» **The request**: Write out the material again word for word, dropping any images it holds.

» **Recorded data**:
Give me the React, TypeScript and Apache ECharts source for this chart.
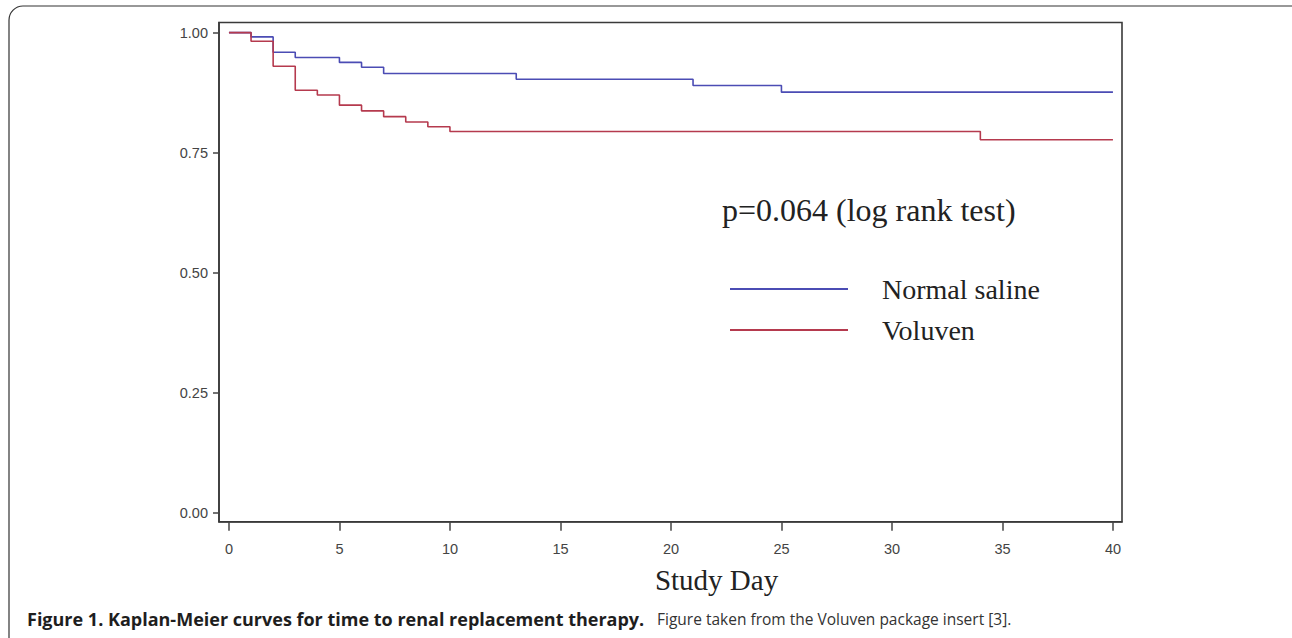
import React, { useEffect, useRef } from "react";
import * as echarts from "echarts";

const salineDays = [0, 1, 2, 3, 5, 6, 7, 13, 21, 25, 40];
const salineSurv = [1, 0.991, 0.959, 0.948, 0.938, 0.928, 0.915, 0.903, 0.89, 0.876, 0.876];
const voluvenDays = [0, 1, 2, 3, 4, 5, 6, 7, 8, 9, 10, 34, 40];
const voluvenSurv = [1, 0.982, 0.93, 0.88, 0.87, 0.849, 0.837, 0.825, 0.814, 0.804, 0.794, 0.777, 0.777];
const xTicks = [0, 5, 10, 15, 20, 25, 30, 35, 40];
const yTicks = [0, 0.25, 0.5, 0.75, 1];

const BLUE = "#4b4cb4";
const RED = "#b53a4e";
const SERIF = "'Liberation Serif', 'Times New Roman', serif";
const SANS = "'Liberation Sans', Arial, sans-serif";

export default function App() {
  const ref = useRef<HTMLDivElement>(null);
  useEffect(() => {
    document.body.style.margin = "0";
    const chart = echarts.init(ref.current!, null, { renderer: "svg" });
    const axisLabelStyle = { fontFamily: SANS, fontSize: 14.5, color: "#444" };
    const boxLine = { show: true, onZero: false, lineStyle: { color: "#3a3a3a", width: 1.6 } };
    chart.setOption({
      animation: false,
      backgroundColor: "#fff",
      grid: { left: 219, right: 170, top: 22.5, bottom: 116.3, containLabel: false },
      xAxis: {
        type: "value",
        min: -0.45,
        max: 40.41,
        axisLine: boxLine,
        axisTick: { show: true, inside: false, length: 9, customValues: xTicks, lineStyle: { color: "#444", width: 1.5 } },
        axisLabel: { ...axisLabelStyle, margin: 20, customValues: xTicks, formatter: (v: number) => String(v) },
        splitLine: { show: false },
        name: "Study Day",
        nameLocation: "middle",
        nameGap: 44,
        nameTextStyle: { fontFamily: SERIF, fontSize: 29, color: "#222", padding: [0, 0, 0, 92] },
      },
      yAxis: {
        type: "value",
        min: -0.018,
        max: 1.021,
        axisLine: boxLine,
        axisTick: { show: true, inside: false, length: 6, customValues: yTicks, lineStyle: { color: "#444", width: 1.5 } },
        axisLabel: { ...axisLabelStyle, margin: 11, customValues: yTicks, formatter: (v: number) => v.toFixed(2) },
        splitLine: { show: false },
      },
      legend: {
        orient: "vertical",
        left: 730,
        top: 274,
        padding: 0,
        icon: "rect",
        itemWidth: 118,
        itemHeight: 2,
        itemGap: 11,
        textStyle: { fontFamily: SERIF, fontSize: 28, color: "#222", lineHeight: 30, padding: [0, 0, 0, 29] },
        data: ["Normal saline", "Voluven"],
      },
      series: [
        {
          name: "Normal saline",
          type: "line",
          step: "end",
          showSymbol: false,
          color: BLUE,
          lineStyle: { width: 1.6, color: BLUE },
          data: salineDays.map((d, i) => [d, salineSurv[i]]),
        },
        {
          name: "Voluven",
          type: "line",
          step: "end",
          showSymbol: false,
          color: RED,
          lineStyle: { width: 1.6, color: RED },
          data: voluvenDays.map((d, i) => [d, voluvenSurv[i]]),
        },
      ],
      graphic: [
        {
          type: "rect",
          shape: { x: 9, y: 6, width: 1310, height: 660, r: 14 },
          style: { fill: "none", stroke: "#333", lineWidth: 1.2 },
          silent: true,
        },
        {
          type: "rect",
          shape: { x: 219, y: 22.5, width: 903, height: 499.2 },
          style: { fill: "none", stroke: "#3a3a3a", lineWidth: 1.6 },
          silent: true,
        },
        {
          type: "text",
          x: 722,
          y: 210,
          style: { text: "p=0.064 (log rank test)", fontFamily: SERIF, fontSize: 32, fill: "#222", verticalAlign: "middle" },
        },
        {
          type: "text",
          x: 27,
          y: 619,
          style: {
            text: "Figure 1. Kaplan-Meier curves for time to renal replacement therapy.",
            fontFamily: "'Open Sans', sans-serif",
            fontWeight: "bold",
            fontSize: 18,
            fill: "#1e1e1e",
            verticalAlign: "middle",
          },
        },
        {
          type: "text",
          x: 657,
          y: 619,
          style: {
            text: "Figure taken from the Voluven package insert [3].",
            fontFamily: "'Open Sans', sans-serif",
            fontSize: 15.5,
            fill: "#333",
            verticalAlign: "middle",
          },
        },
      ],
    });
    return () => chart.dispose();
  }, []);
  return <div ref={ref} style={{ position: "fixed", left: 0, top: 0, width: 1292, height: 638 }} />;
}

» **Answer below**:
Give me the React, TypeScript and Apache ECharts source for this chart.
import React, { useEffect, useRef } from "react";
import * as echarts from "echarts";

const salineDays = [0, 1, 2, 3, 5, 6, 7, 13, 21, 25, 40];
const salineSurv = [1, 0.991, 0.959, 0.948, 0.938, 0.928, 0.915, 0.903, 0.89, 0.876, 0.876];
const voluvenDays = [0, 1, 2, 3, 4, 5, 6, 7, 8, 9, 10, 34, 40];
const voluvenSurv = [1, 0.982, 0.93, 0.88, 0.87, 0.849, 0.837, 0.825, 0.814, 0.804, 0.794, 0.777, 0.777];
const xTicks = [0, 5, 10, 15, 20, 25, 30, 35, 40];
const yTicks = [0, 0.25, 0.5, 0.75, 1];

const BLUE = "#4b4cb4";
const RED = "#b53a4e";
const SERIF = "'Liberation Serif', 'Times New Roman', serif";
const SANS = "'Liberation Sans', Arial, sans-serif";

export default function App() {
  const ref = useRef<HTMLDivElement>(null);
  useEffect(() => {
    document.body.style.margin = "0";
    const chart = echarts.init(ref.current!, null, { renderer: "svg" });
    const axisLabelStyle = { fontFamily: SANS, fontSize: 14.5, color: "#444" };
    const boxLine = { show: true, onZero: false, lineStyle: { color: "#3a3a3a", width: 1.6 } };
    chart.setOption({
      animation: false,
      backgroundColor: "#fff",
      grid: { left: 219, right: 170, top: 22.5, bottom: 116.3, containLabel: false },
      xAxis: {
        type: "value",
        min: -0.45,
        max: 40.41,
        axisLine: boxLine,
        axisTick: { show: true, inside: false, length: 9, customValues: xTicks, lineStyle: { color: "#444", width: 1.5 } },
        axisLabel: { ...axisLabelStyle, margin: 20, customValues: xTicks, formatter: (v: number) => String(v) },
        splitLine: { show: false },
        name: "Study Day",
        nameLocation: "middle",
        nameGap: 44,
        nameTextStyle: { fontFamily: SERIF, fontSize: 29, color: "#222", padding: [0, 0, 0, 92] },
      },
      yAxis: {
        type: "value",
        min: -0.018,
        max: 1.021,
        axisLine: boxLine,
        axisTick: { show: true, inside: false, length: 6, customValues: yTicks, lineStyle: { color: "#444", width: 1.5 } },
        axisLabel: { ...axisLabelStyle, margin: 11, customValues: yTicks, formatter: (v: number) => v.toFixed(2) },
        splitLine: { show: false },
      },
      legend: {
        orient: "vertical",
        left: 730,
        top: 274,
        padding: 0,
        icon: "rect",
        itemWidth: 118,
        itemHeight: 2,
        itemGap: 11,
        textStyle: { fontFamily: SERIF, fontSize: 28, color: "#222", lineHeight: 30, padding: [0, 0, 0, 29] },
        data: ["Normal saline", "Voluven"],
      },
      series: [
        {
          name: "Normal saline",
          type: "line",
          step: "end",
          showSymbol: false,
          color: BLUE,
          lineStyle: { width: 1.6, color: BLUE },
          data: salineDays.map((d, i) => [d, salineSurv[i]]),
        },
        {
          name: "Voluven",
          type: "line",
          step: "end",
          showSymbol: false,
          color: RED,
          lineStyle: { width: 1.6, color: RED },
          data: voluvenDays.map((d, i) => [d, voluvenSurv[i]]),
        },
      ],
      graphic: [
        {
          type: "rect",
          shape: { x: 9, y: 6, width: 1310, height: 660, r: 14 },
          style: { fill: "none", stroke: "#333", lineWidth: 1.2 },
          silent: true,
        },
        {
          type: "rect",
          shape: { x: 219, y: 22.5, width: 903, height: 499.2 },
          style: { fill: "none", stroke: "#3a3a3a", lineWidth: 1.6 },
          silent: true,
        },
        {
          type: "text",
          x: 722,
          y: 210,
          style: { text: "p=0.064 (log rank test)", fontFamily: SERIF, fontSize: 32, fill: "#222", verticalAlign: "middle" },
        },
        {
          type: "text",
          x: 27,
          y: 619,
          style: {
            text: "Figure 1. Kaplan-Meier curves for time to renal replacement therapy.",
            fontFamily: "'Open Sans', sans-serif",
            fontWeight: "bold",
            fontSize: 18,
            fill: "#1e1e1e",
            verticalAlign: "middle",
          },
        },
        {
          type: "text",
          x: 657,
          y: 619,
          style: {
            text: "Figure taken from the Voluven package insert [3].",
            fontFamily: "'Open Sans', sans-serif",
            fontSize: 15.5,
            fill: "#333",
            verticalAlign: "middle",
          },
        },
      ],
    });
    return () => chart.dispose();
  }, []);
  return <div ref={ref} style={{ position: "fixed", left: 0, top: 0, width: 1292, height: 638 }} />;
}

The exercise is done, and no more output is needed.